WHAT IS REQUIRED:
Copy word for word the lines in the records below, starting at the line with "Output the Python" and ending at the line with "ax.set_ylim(0, 14)". Skip the pictures.

SUPPLIED RECORDS:
▬▬▬

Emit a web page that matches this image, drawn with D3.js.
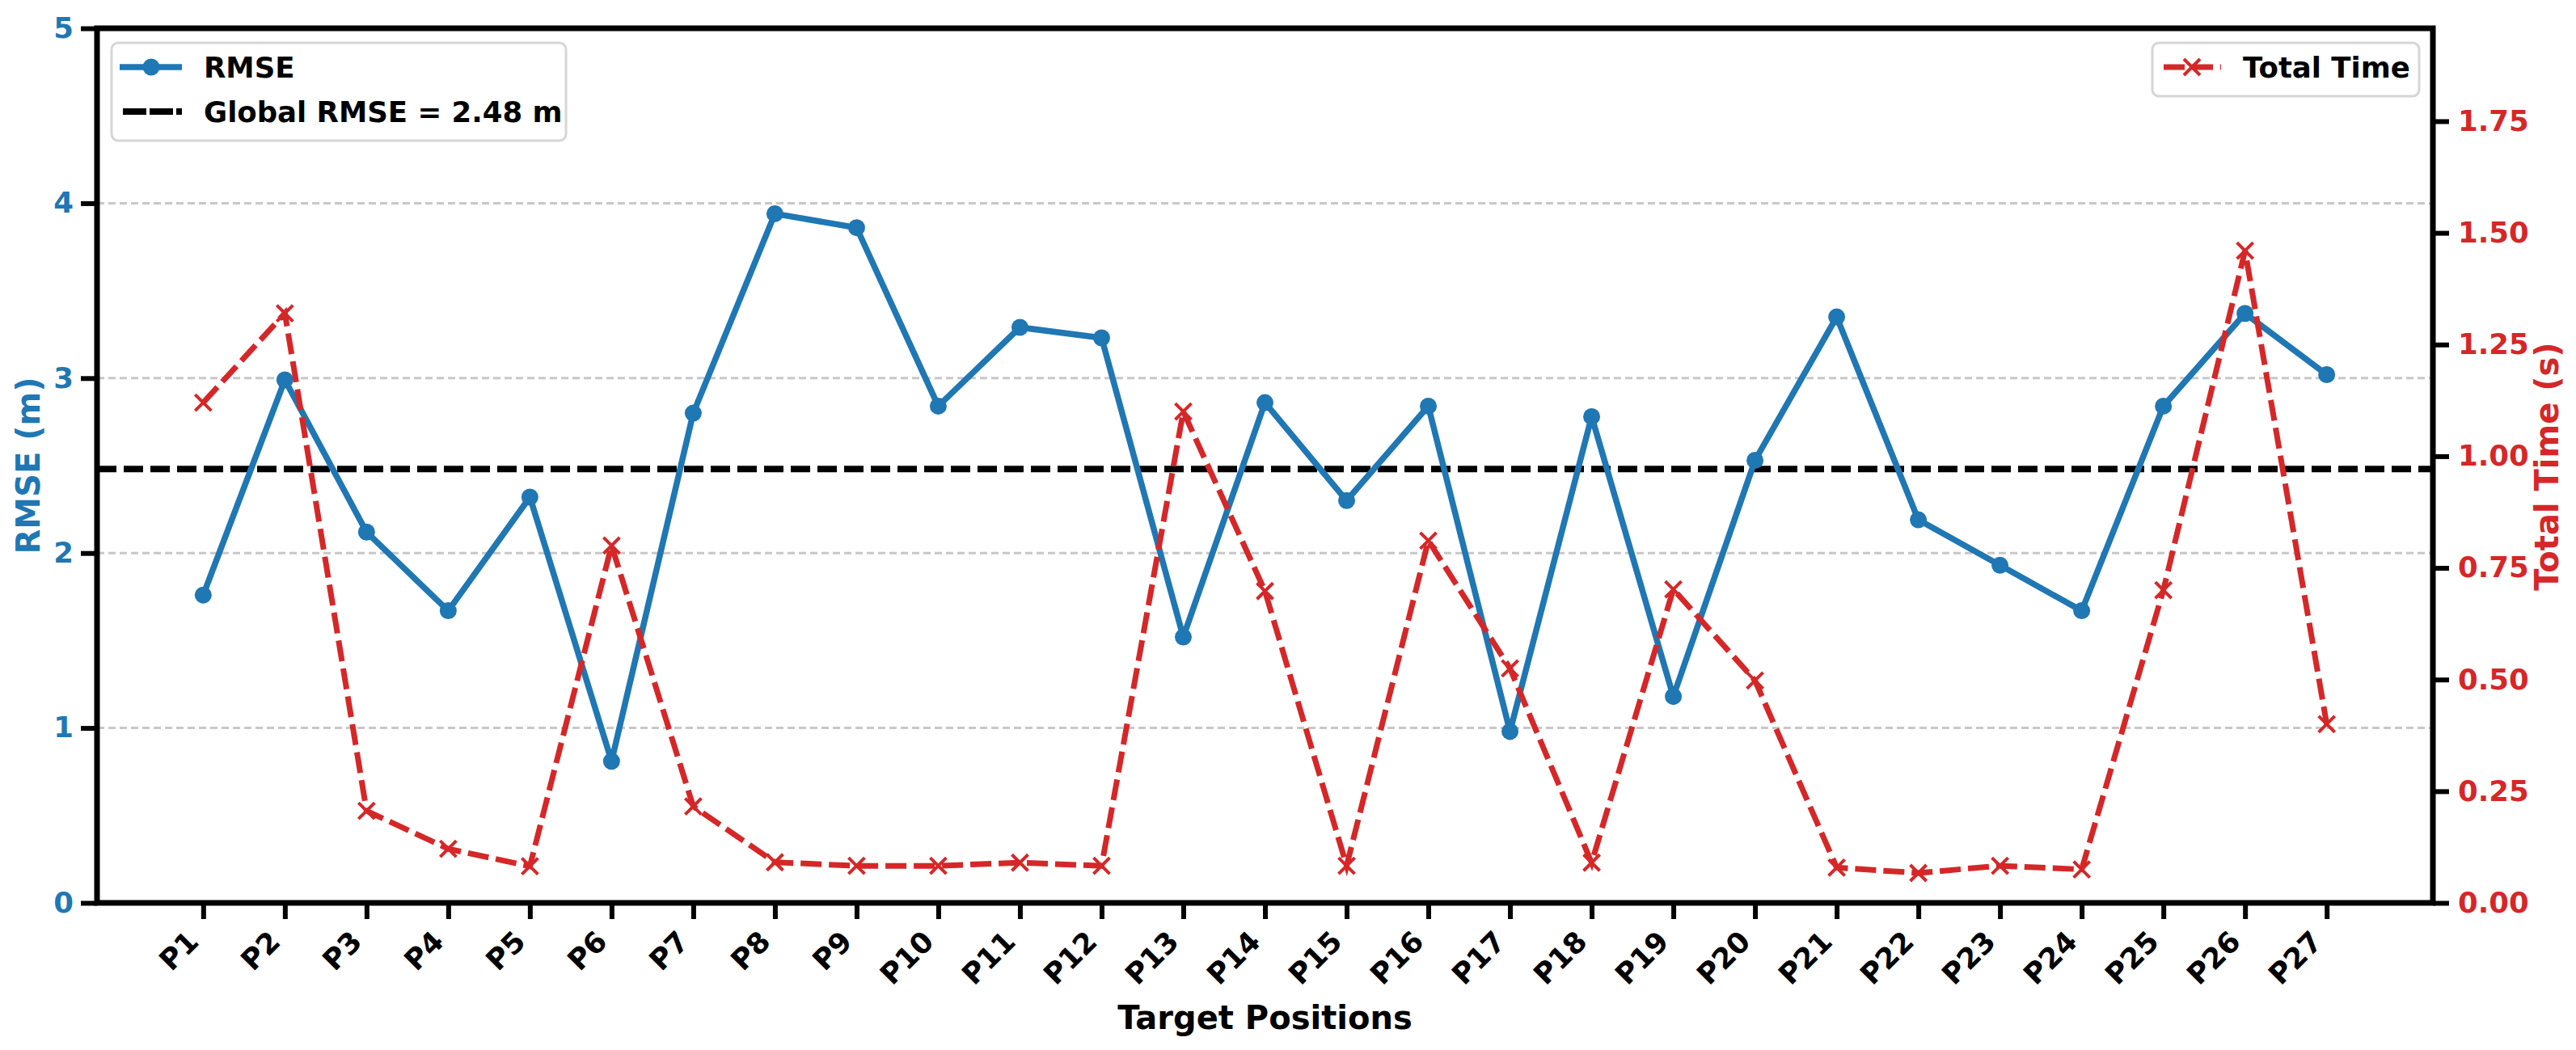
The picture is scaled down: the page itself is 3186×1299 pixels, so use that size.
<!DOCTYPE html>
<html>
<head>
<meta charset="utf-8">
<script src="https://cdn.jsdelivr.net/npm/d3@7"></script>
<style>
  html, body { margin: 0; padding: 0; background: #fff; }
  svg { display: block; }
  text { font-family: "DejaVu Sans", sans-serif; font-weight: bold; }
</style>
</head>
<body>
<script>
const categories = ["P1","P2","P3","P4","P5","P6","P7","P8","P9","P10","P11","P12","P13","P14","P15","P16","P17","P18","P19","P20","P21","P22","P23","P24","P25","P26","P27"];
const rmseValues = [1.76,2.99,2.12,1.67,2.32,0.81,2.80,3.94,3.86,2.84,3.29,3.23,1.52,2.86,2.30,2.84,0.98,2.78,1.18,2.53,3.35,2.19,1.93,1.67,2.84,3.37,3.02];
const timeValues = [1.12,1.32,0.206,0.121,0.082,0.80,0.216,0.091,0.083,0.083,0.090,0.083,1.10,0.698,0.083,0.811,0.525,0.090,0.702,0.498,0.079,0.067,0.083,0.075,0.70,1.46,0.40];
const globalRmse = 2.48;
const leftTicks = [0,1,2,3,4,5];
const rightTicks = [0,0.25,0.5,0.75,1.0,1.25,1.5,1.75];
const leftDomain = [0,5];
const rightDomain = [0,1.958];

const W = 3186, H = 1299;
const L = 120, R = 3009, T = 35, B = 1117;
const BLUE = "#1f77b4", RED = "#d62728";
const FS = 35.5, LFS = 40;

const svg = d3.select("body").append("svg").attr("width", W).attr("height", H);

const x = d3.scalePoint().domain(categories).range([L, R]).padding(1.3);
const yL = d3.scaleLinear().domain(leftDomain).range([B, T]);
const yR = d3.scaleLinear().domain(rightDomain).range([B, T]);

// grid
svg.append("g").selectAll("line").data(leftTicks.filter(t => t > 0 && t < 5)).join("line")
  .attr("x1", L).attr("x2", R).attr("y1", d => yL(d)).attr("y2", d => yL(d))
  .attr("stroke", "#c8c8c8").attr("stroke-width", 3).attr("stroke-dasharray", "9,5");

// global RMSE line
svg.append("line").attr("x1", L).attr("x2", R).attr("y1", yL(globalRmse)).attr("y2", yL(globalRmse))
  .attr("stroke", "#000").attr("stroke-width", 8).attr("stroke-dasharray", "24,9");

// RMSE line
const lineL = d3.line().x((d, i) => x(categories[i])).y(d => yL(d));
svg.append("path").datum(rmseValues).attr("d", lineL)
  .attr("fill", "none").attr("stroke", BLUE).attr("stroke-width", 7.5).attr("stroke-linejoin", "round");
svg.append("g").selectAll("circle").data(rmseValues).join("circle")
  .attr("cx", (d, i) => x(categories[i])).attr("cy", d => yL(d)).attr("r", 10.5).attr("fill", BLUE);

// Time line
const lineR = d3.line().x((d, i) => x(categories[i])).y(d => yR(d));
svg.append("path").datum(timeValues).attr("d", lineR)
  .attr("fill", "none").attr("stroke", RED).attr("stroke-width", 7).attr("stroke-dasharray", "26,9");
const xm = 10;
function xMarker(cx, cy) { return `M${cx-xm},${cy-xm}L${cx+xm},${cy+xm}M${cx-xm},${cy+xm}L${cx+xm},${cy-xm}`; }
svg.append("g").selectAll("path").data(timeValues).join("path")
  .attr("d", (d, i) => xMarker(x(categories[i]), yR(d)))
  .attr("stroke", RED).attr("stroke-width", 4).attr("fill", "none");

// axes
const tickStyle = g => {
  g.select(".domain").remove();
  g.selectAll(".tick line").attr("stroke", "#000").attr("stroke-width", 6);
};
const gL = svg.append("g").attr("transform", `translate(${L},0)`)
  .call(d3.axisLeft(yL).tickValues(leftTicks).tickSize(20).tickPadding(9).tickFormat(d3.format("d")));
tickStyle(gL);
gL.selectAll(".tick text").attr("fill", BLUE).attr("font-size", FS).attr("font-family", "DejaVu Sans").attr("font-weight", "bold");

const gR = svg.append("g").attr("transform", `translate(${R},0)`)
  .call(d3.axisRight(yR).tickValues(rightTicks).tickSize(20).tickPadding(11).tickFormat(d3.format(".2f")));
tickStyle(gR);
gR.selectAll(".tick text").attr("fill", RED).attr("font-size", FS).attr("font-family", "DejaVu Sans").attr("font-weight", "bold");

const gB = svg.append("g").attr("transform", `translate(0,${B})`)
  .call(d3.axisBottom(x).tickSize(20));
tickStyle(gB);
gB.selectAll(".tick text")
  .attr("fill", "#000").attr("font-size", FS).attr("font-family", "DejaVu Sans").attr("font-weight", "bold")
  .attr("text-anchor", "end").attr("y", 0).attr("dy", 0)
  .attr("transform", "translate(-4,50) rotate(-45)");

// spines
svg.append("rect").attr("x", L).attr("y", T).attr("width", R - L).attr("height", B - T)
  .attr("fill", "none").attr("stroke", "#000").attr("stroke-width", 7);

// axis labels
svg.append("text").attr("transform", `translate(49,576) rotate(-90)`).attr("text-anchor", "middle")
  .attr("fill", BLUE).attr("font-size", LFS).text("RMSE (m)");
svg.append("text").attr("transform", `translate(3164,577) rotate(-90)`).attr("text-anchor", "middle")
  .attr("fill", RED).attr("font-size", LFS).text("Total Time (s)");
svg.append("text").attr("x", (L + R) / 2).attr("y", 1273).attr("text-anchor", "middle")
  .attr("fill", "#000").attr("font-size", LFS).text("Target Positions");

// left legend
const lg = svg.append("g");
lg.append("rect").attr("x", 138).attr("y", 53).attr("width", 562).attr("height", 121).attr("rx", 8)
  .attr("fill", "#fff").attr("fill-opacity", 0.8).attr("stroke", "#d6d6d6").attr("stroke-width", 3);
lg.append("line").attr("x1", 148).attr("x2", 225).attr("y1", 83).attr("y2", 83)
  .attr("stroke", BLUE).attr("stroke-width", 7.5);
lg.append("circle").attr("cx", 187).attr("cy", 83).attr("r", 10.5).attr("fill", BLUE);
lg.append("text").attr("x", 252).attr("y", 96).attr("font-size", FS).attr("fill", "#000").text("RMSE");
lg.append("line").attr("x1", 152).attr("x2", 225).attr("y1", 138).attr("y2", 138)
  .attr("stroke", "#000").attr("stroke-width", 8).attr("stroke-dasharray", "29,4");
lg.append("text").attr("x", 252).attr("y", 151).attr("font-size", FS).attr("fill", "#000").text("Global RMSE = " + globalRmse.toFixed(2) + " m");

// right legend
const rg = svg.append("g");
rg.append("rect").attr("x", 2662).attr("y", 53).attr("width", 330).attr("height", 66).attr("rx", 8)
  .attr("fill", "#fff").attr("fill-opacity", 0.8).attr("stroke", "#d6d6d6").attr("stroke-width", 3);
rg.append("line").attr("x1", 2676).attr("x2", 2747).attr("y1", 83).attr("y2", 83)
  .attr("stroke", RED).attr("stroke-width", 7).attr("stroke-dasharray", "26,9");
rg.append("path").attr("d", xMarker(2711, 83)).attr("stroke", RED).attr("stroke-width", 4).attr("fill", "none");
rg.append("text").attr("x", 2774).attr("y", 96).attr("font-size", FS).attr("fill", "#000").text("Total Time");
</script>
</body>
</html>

▬▬▬

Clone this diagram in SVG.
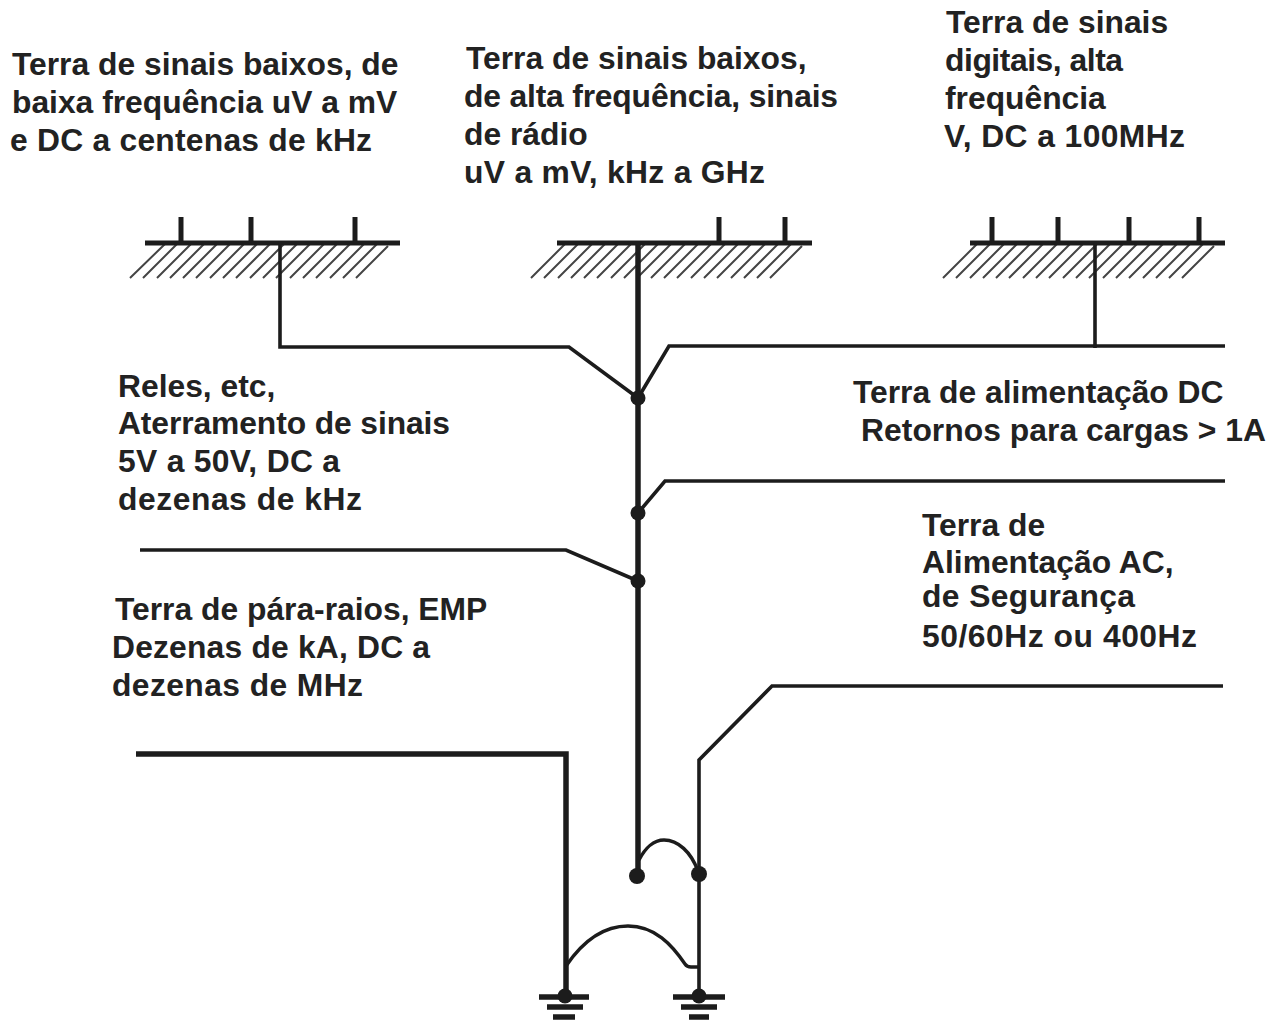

▬▬▬

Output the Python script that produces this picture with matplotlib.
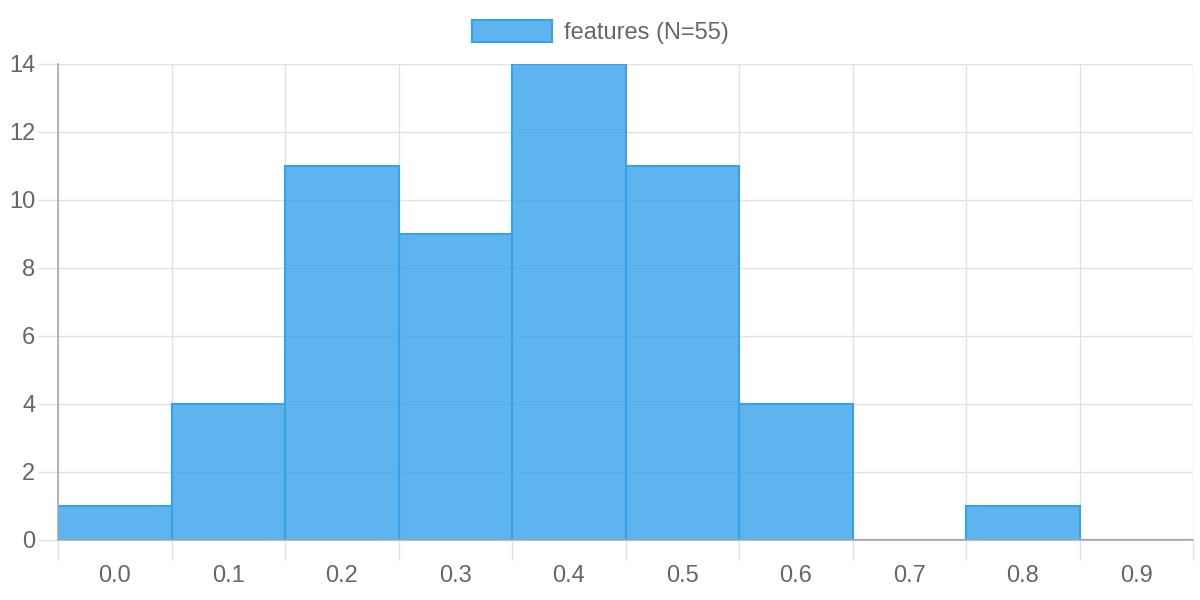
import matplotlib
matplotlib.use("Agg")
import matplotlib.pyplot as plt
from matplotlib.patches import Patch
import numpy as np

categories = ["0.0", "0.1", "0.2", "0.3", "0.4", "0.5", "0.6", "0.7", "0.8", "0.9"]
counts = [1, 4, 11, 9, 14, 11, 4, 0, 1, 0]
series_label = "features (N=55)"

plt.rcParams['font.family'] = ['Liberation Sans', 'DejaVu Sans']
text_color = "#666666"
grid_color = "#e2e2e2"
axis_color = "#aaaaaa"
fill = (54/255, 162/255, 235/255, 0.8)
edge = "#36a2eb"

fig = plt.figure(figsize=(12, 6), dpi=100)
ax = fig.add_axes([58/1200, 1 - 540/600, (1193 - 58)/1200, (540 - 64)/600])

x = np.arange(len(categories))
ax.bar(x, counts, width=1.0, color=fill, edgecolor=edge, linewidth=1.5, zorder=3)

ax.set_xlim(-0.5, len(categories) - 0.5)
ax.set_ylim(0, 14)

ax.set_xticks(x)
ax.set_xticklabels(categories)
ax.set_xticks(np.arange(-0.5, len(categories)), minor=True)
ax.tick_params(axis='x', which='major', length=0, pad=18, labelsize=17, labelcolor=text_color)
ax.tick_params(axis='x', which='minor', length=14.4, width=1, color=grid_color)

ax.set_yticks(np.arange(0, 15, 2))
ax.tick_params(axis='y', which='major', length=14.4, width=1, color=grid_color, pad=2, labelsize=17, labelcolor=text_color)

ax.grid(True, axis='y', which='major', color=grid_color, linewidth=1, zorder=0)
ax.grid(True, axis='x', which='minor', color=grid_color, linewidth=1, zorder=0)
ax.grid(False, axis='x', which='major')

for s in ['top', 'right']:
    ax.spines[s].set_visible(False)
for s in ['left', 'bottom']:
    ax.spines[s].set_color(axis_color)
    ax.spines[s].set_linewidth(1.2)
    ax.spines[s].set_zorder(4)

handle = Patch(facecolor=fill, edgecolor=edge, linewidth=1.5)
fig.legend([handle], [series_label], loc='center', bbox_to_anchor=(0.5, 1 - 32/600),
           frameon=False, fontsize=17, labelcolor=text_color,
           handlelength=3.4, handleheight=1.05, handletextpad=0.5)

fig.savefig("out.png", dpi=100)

▬▬▬

OUTPUT BELOW:
Output the Python script that produces this picture with matplotlib.
import matplotlib
matplotlib.use("Agg")
import matplotlib.pyplot as plt
from matplotlib.patches import Patch
import numpy as np

categories = ["0.0", "0.1", "0.2", "0.3", "0.4", "0.5", "0.6", "0.7", "0.8", "0.9"]
counts = [1, 4, 11, 9, 14, 11, 4, 0, 1, 0]
series_label = "features (N=55)"

plt.rcParams['font.family'] = ['Liberation Sans', 'DejaVu Sans']
text_color = "#666666"
grid_color = "#e2e2e2"
axis_color = "#aaaaaa"
fill = (54/255, 162/255, 235/255, 0.8)
edge = "#36a2eb"

fig = plt.figure(figsize=(12, 6), dpi=100)
ax = fig.add_axes([58/1200, 1 - 540/600, (1193 - 58)/1200, (540 - 64)/600])

x = np.arange(len(categories))
ax.bar(x, counts, width=1.0, color=fill, edgecolor=edge, linewidth=1.5, zorder=3)

ax.set_xlim(-0.5, len(categories) - 0.5)
ax.set_ylim(0, 14)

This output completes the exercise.